The repeal and changes were made in response to both the American Spectrum Realty’s $99.5-million offer, which was dismissed by HCP REIT as “unrealistic,” and an attempt by former REIT chairman Allen R. Hartman to remove four current board members through proxy. The repeals and response are the latest salvos in the contentious relationship between the two parties. Last fall, the REIT split from Hartman Management LP, forcing Hartman’s resignation from the board. Since then, both sides have filed lawsuits ranging from breach of contract to payments of termination fees. The lawsuits are still pending.

According to James Mastandrea, HCP REIT’s chairman of the board and interim CEO, the bylaw changes were put into place to protect shareholders from potential buyers like American Spectrum. “Certain provisions there give the board greater control, but none of these are unusual,” Mastandrea tells GlobeSt.com. He also says that Hartman’s attempts to remove board members by proxy simply won’t work. “I’m not recognizing any proxy nor is our board,” he says. “He needs to go through the proper channels.”

Hartman, however, believes the change in bylaws is doing nothing more than disenfranchising shareholders and putting them in an opposing position. “The latest thing about changing the bylaws is outrageous,” Hartman says. “The shareholders were always with us. Now, they’ll be more on our side.”
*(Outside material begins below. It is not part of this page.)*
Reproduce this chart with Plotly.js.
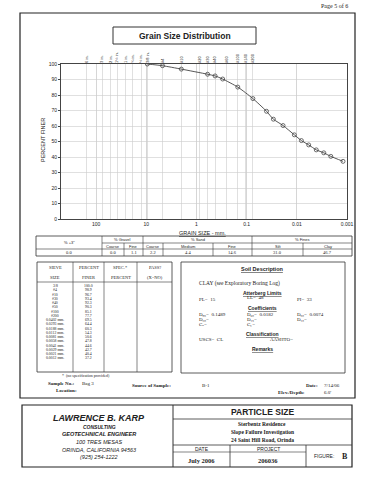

Hartman says the next step will be to go ahead with the vote. He tells GlobeSt.com that he’s confident enough about the outcome to believe he’ll be back in control of the REIT by early 2007.

Though Mastandrea and Hartman are on different sides of the fence, they both agree on the need for shareholder protection. “I want to avoid costly litigation on this whole thing, get our control back and do an IPO as soon as we can,” Hartman says.

Adds Mastandrea: “The plans we have in place are to help build value for shareholders. All this legal action is doing nothing but costing them.”